Das soll jetzt kein Plädoyer gegen ein Tempolimit sein, kein Argument für freie Fahrt. Aber auch nicht das Gegenteil. Ich möchte nur aufzeigen, dass es eine Vielzahl ungeklärter oder nicht öffentlicher Fakten gibt. Dass man auf dieser Basis weder ernsthaft dafür noch ernsthaft dagegen sein kann. Man kann sich emotional und aus eigensüchtigem Hedonismus die Möglichkeit der HighSpeed-Nutzung von Autobahnen wünschen. Man kann sich genauso emotional eine sture Askese zu Gunsten der Umwelt herbeiwünschen. Ob und welche Entscheidung uns tatsächlich weiterbringt ist jedoch ungewiss. 

Und was macht @laemmerbiss? 

Persönlich fahre ich, wie bereits erwähnt, eines der verbrauchsärmsten Benzin-Modelle am Markt und werde danach auf einen noch verbrauchsärmeren Diesel umsteigen. Ich fahre auch nicht schnell und finde pures Rasen auf öffentlichen Straßen ist ein Zeichen schlechten Zeitmanagements oder des Geizes sich ein Ticket auf einer öffentlichen Rennstrecke zu lösen und dort dann richtig die Sau rauszulassen. Aber hauptsächlich  habe ich etwas gegen politische Initiativen und Entscheidungen, die Probleme unfundiert angehen und inkonsequent sind.  

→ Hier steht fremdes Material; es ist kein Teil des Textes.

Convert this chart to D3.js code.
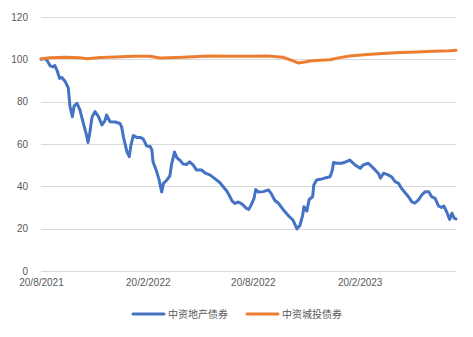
<!DOCTYPE html>
<html>
<head>
<meta charset="utf-8">
<script src="https://cdn.jsdelivr.net/npm/d3@7"></script>
<style>
  body { margin: 0; background: #fff; }
  .axis text { font-family: "Liberation Sans", Arial, sans-serif; font-size: 10px; fill: #595959; }
  .legend text { font-family: "Noto Sans CJK SC", sans-serif; font-size: 10px; fill: #595959; }
</style>
</head>
<body>
<div class="main"></div>
<script>
var seriesNames = ["中资地产债券", "中资城投债券"];
var seriesColors = ["#4472C4", "#ED7D31"];

var yTicks = [0, 20, 40, 60, 80, 100, 120];
var xTickDates = ["2021-08-20", "2022-02-20", "2022-08-20", "2023-02-20"];
var xDomain = ["2021-08-20", "2023-08-05"];

// 中资地产债券
var propertyDates = ["2021-08-20","2021-08-26","2021-08-30","2021-09-05","2021-09-10","2021-09-13","2021-09-17","2021-09-21","2021-09-25","2021-10-01",
  "2021-10-06","2021-10-09","2021-10-13","2021-10-16","2021-10-21","2021-10-26","2021-11-01","2021-11-06","2021-11-09","2021-11-12",
  "2021-11-16","2021-11-21","2021-11-27","2021-12-03","2021-12-08","2021-12-11","2021-12-17","2021-12-26","2022-01-03","2022-01-06",
  "2022-01-09","2022-01-15","2022-01-19","2022-01-22","2022-01-26","2022-02-01","2022-02-07","2022-02-12","2022-02-18","2022-02-24",
  "2022-02-27","2022-03-01","2022-03-07","2022-03-11","2022-03-16","2022-03-19","2022-03-25","2022-03-30","2022-04-02","2022-04-07",
  "2022-04-11","2022-04-16","2022-04-22","2022-04-28","2022-05-03","2022-05-09","2022-05-15","2022-05-24","2022-05-30","2022-06-07",
  "2022-06-16","2022-06-24","2022-06-30","2022-07-06","2022-07-11","2022-07-15","2022-07-20","2022-07-26","2022-08-01","2022-08-09",
  "2022-08-13","2022-08-18","2022-08-22","2022-08-25","2022-08-30","2022-09-07","2022-09-16","2022-09-21","2022-09-27","2022-10-03",
  "2022-10-11","2022-10-20","2022-10-28","2022-11-04","2022-11-09","2022-11-14","2022-11-16","2022-11-21","2022-11-25","2022-12-01",
  "2022-12-03","2022-12-08","2022-12-14","2022-12-22","2022-12-31","2023-01-04","2023-01-06","2023-01-11","2023-01-20","2023-01-26",
  "2023-02-03","2023-02-12","2023-02-21","2023-02-26","2023-03-07","2023-03-16","2023-03-24","2023-03-28","2023-04-02","2023-04-10",
  "2023-04-16","2023-04-22","2023-04-28","2023-05-03","2023-05-09","2023-05-15","2023-05-21","2023-05-26","2023-06-01","2023-06-07",
  "2023-06-13","2023-06-19","2023-06-24","2023-06-30","2023-07-06","2023-07-11","2023-07-15","2023-07-20","2023-07-25","2023-07-29",
  "2023-08-02","2023-08-05"];
var propertyValues = [100.0,100.4,99.7,96.9,96.4,97.1,94.5,91.0,91.4,89.4,
  86.5,77.6,72.9,78.0,79.2,76.1,69.8,64.7,60.7,65.2,
  72.8,75.3,72.9,69.0,70.9,73.7,70.5,70.4,69.7,68.0,
  63.4,56.4,54.0,59.5,64.0,63.1,63.1,62.4,59.1,58.8,
  57.2,51.6,47.2,43.5,37.3,41.4,43.0,44.9,50.5,56.2,
  53.6,52.4,50.5,50.3,51.6,50.1,47.7,47.7,46.2,45.4,
  43.5,41.8,39.8,37.8,35.4,33.1,31.9,32.6,31.7,29.6,
  29.1,31.7,34.3,38.5,37.3,37.5,38.3,36.4,33.3,32.0,
  29.1,26.2,24.1,19.9,21.5,26.5,30.4,28.3,33.8,35.1,
  40.6,43.0,43.3,43.9,44.5,47.7,51.3,50.9,50.9,51.4,
  52.4,50.1,48.5,50.1,50.9,48.5,46.2,43.9,46.2,45.4,
  44.5,42.2,41.4,39.1,37.1,35.1,32.7,32.1,33.5,35.9,
  37.5,37.5,35.1,34.3,30.7,30.0,30.7,27.9,24.4,27.3,
  24.9,24.6];

// 中资城投债券
var lgfvDates = ["2021-08-20","2021-09-05","2021-10-02","2021-10-26","2021-11-07","2021-11-30","2021-12-26","2022-01-26","2022-02-24","2022-03-13",
  "2022-04-22","2022-06-04","2022-07-17","2022-08-24","2022-09-13","2022-10-11","2022-10-26","2022-11-06","2022-11-18","2022-11-26",
  "2022-12-14","2022-12-31","2023-01-17","2023-02-03","2023-03-05","2023-04-01","2023-05-01","2023-05-30","2023-06-26","2023-07-25",
  "2023-08-05"];
var lgfvValues = [100.3,100.8,101.0,100.8,100.3,100.9,101.1,101.5,101.5,100.6,
  101.0,101.6,101.5,101.4,101.6,101.0,99.5,98.3,98.7,99.2,
  99.6,99.8,100.8,101.6,102.3,102.8,103.2,103.5,103.8,104.1,
  104.3];

var parseDate = d3.timeParse("%Y-%m-%d");
var fmt = function(d) { return d.getDate() + "/" + (d.getMonth() + 1) + "/" + d.getFullYear(); };

var width = 473, height = 337;
var plotLeft = 41, plotRight = 456, plotTop = 17, plotBottom = 271;

var x = d3.scaleTime()
    .domain(xDomain.map(parseDate))
    .range([plotLeft, plotRight]);
var y = d3.scaleLinear()
    .domain([0, 120])
    .range([plotBottom, plotTop]);

var svg = d3.select(".main")
    .append("svg")
    .attr("width", width)
    .attr("height", height);

// gridlines
svg.append("g")
    .selectAll("line")
    .data(yTicks)
    .enter().append("line")
    .attr("x1", plotLeft)
    .attr("x2", plotRight)
    .attr("y1", function(d) { return Math.round(y(d)) + 0.5; })
    .attr("y2", function(d) { return Math.round(y(d)) + 0.5; })
    .attr("stroke", "#d9d9d9")
    .attr("stroke-width", 1);

var yAxis = svg.append("g")
    .attr("class", "axis")
    .attr("transform", "translate(" + (plotLeft - 13) + ",0)")
    .call(d3.axisLeft(y).tickValues(yTicks).tickSize(0).tickPadding(0));
yAxis.select(".domain").remove();

var xAxis = svg.append("g")
    .attr("class", "axis")
    .attr("transform", "translate(0," + (plotBottom + 8) + ")")
    .call(d3.axisBottom(x).tickValues(xTickDates.map(parseDate)).tickFormat(fmt).tickSize(0).tickPadding(0));
xAxis.select(".domain").remove();

var line = d3.line()
    .x(function(d) { return x(d.date); })
    .y(function(d) { return y(d.value); })
    .curve(d3.curveLinear);

function zipSeries(dates, values) {
    return dates.map(function(d, i) {
        return {date: parseDate(d), value: values[i]};
    });
}

var allSeries = [zipSeries(propertyDates, propertyValues), zipSeries(lgfvDates, lgfvValues)];

svg.append("g")
    .selectAll("path")
    .data(allSeries)
    .enter().append("path")
    .attr("d", line)
    .attr("fill", "none")
    .attr("stroke", function(d, i) { return seriesColors[i]; })
    .attr("stroke-width", 3)
    .attr("stroke-linejoin", "round")
    .attr("stroke-linecap", "round");

// legend
var legendX = [133, 247];
var legend = svg.append("g")
    .attr("class", "legend")
    .selectAll("g")
    .data(seriesNames)
    .enter().append("g")
    .attr("transform", function(d, i) { return "translate(" + legendX[i] + ",314)"; });

legend.append("line")
    .attr("x1", 0)
    .attr("x2", 31)
    .attr("stroke", function(d, i) { return seriesColors[i]; })
    .attr("stroke-width", 3)
    .attr("stroke-linecap", "round");

legend.append("text")
    .attr("x", 35)
    .attr("dy", "0.35em")
    .text(function(d) { return d; });
</script>
</body>
</html>
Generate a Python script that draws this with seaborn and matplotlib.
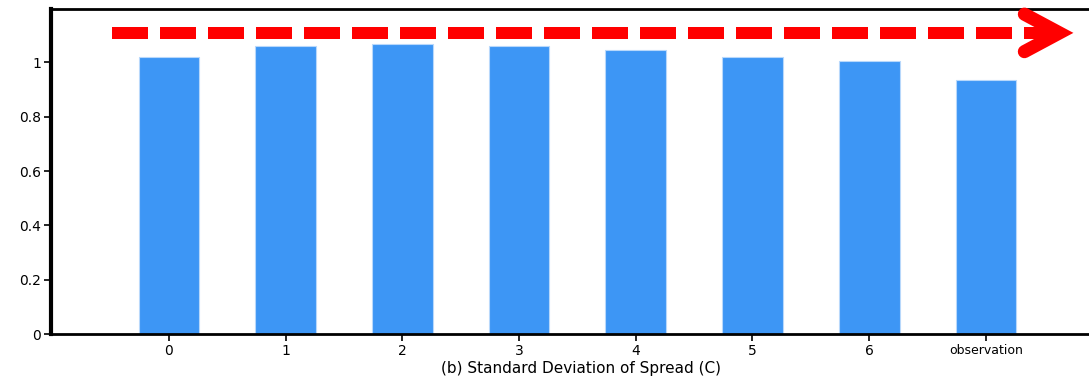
import matplotlib
matplotlib.use("Agg")
import matplotlib.pyplot as plt
import seaborn as sns
import pandas as pd

categories = ["0", "1", "2", "3", "4", "5", "6", "observation"]
values = [1.022, 1.061, 1.068, 1.061, 1.047, 1.022, 1.006, 0.935]
yticks = [0, 0.2, 0.4, 0.6, 0.8, 1]
ytick_labels = ["0", "0.2", "0.4", "0.6", "0.8", "1"]
arrow_level = 1.109
xlabel = "(b) Standard Deviation of Spread (C)"

sns.set_style("ticks")
plt.rcParams['font.family'] = ['DejaVu Sans']

df = pd.DataFrame({"cat": categories, "val": values})

fig = plt.figure(figsize=(10.89, 3.81), dpi=100)
ax = fig.add_axes([51/1089, 47/381, 1.02 - 51/1089, 325/381])

sns.barplot(data=df, x="cat", y="val", color="#3d96f5", width=0.52,
            saturation=1, ax=ax, edgecolor="#b8d8fb", linewidth=0.8)

ax.set_xlim(-1.01, 8.07)
ax.set_ylim(0, 1.197)
ax.set_yticks(yticks)
ax.set_yticklabels(ytick_labels, fontsize=10)
ax.tick_params(axis="x", labelsize=10, length=5, width=1.2, direction="out",
               pad=2, colors="black")
ax.tick_params(axis="y", length=5, width=1.2, direction="out", pad=2,
               colors="black")
for lbl in ax.get_xticklabels():
    if lbl.get_text() == "observation":
        lbl.set_fontsize(9)
ax.set_xlabel(xlabel, fontsize=11, labelpad=2, color="black")
ax.set_ylabel("")

for s in ax.spines.values():
    s.set_color("black")
    s.set_visible(True)
ax.spines["left"].set_linewidth(3)
ax.spines["bottom"].set_linewidth(2)
ax.spines["top"].set_linewidth(2)

# red dashed arrow
lw = 9.5
ax.plot([-0.488, 7.58], [arrow_level, arrow_level], color="#ff0000",
        linewidth=8.64, linestyle=(0, (3, 1)), solid_capstyle="butt",
        dash_capstyle="butt", clip_on=False, zorder=5)
ax.plot([7.33, 7.63, 7.33], [arrow_level + 0.069, arrow_level, arrow_level - 0.069],
        color="#ff0000", linewidth=lw, solid_capstyle="round",
        solid_joinstyle="miter", clip_on=False, zorder=5)

fig.savefig("out.png", dpi=100)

Denn den kritischsten Bereich habe ich noch gar nicht angesprochen. Geht es um Verletzte und Tote ist unklar ob das Limit die Situation verbessert oder sogar verschlimmert. Führt die Tempolimitierung zu mehr Staus und verdichtetem Verkehr, würde sie automatisch zu mehr Toten und Verletzten führen. Dazu gibt es Statistiken und Studien, die den Anteil der Verkehrsopfer nach Verkehrssituationen auflisten. 

Ökonomie der Ökologie

Daneben ist zusätzlich unbekannt welche Kosten es insgesamt verursacht oder einspart. Bei niedrigerem Tempo könnten die Fahrspuren verengt werden, das könnte die Kosten senken, in letzter Konsequenz sind das dann mehrspurige und kreuzungsfreie Landstraßen. Das Tempo zu limitieren für den Preis von Toten, Verletzten und mehr zugebauter Landschaft wäre noch nicht einmal ein Pyrrhus-Sieg, es wäre ein katastrophales Scheitern. Nach nicht vorhandener Faktenlage kann man es eben auch nicht ausschließen, aber die Versuche mit Tempo 100 vor einem Vierteljahrhundert haben nur marginale Einsparungen zusammen mit einem Anstieg der Unfälle gezeigt. Hauptsächlich durch den Rückgang der Aufmerksamkeit der Fahrer.

Dienstwagen-mit-Fahrer-Nutzer, Bahncard-100-Inhaber und Helikopter-Service-Nutzer wie die Spitzenpolitiker haben damit allerdings keine persönlichen Erfahrungen. Da lässt man sich halt einen kleinen Snack servieren, telefoniert und arbeitet unbeeinflusst vom Verkehrsgeschehen. Und kommt auf die Idee ein Tempolimit zu begrüßen.  

Man zerrt einen Mythos auf die Schlachtbank, ohne zu wissen was man da zerlegt – Pferd oder Rind oder gar eine Katze? Die Politik, in diesem Fall der SPD-Vorsitzende, handelt wie ein blinder Metzger. Das wäre einer Diskussion würdig, vielleicht werden dann auch die Voraussetzungen für eine Tempolimit-Diskussion geschaffen. Dann könnte sich die Bevölkerung auch mit einem eventuell noch rigideren Limit anfreunden, wenn der Sinn deutlich klar würde. Oder die Politik müsste vorrangig andere Reglementierungen treffen und das Limit und die Richtgeschwindigkeit sogar anheben.

Wer weiß das schon? Die Politik nicht. Noch nicht.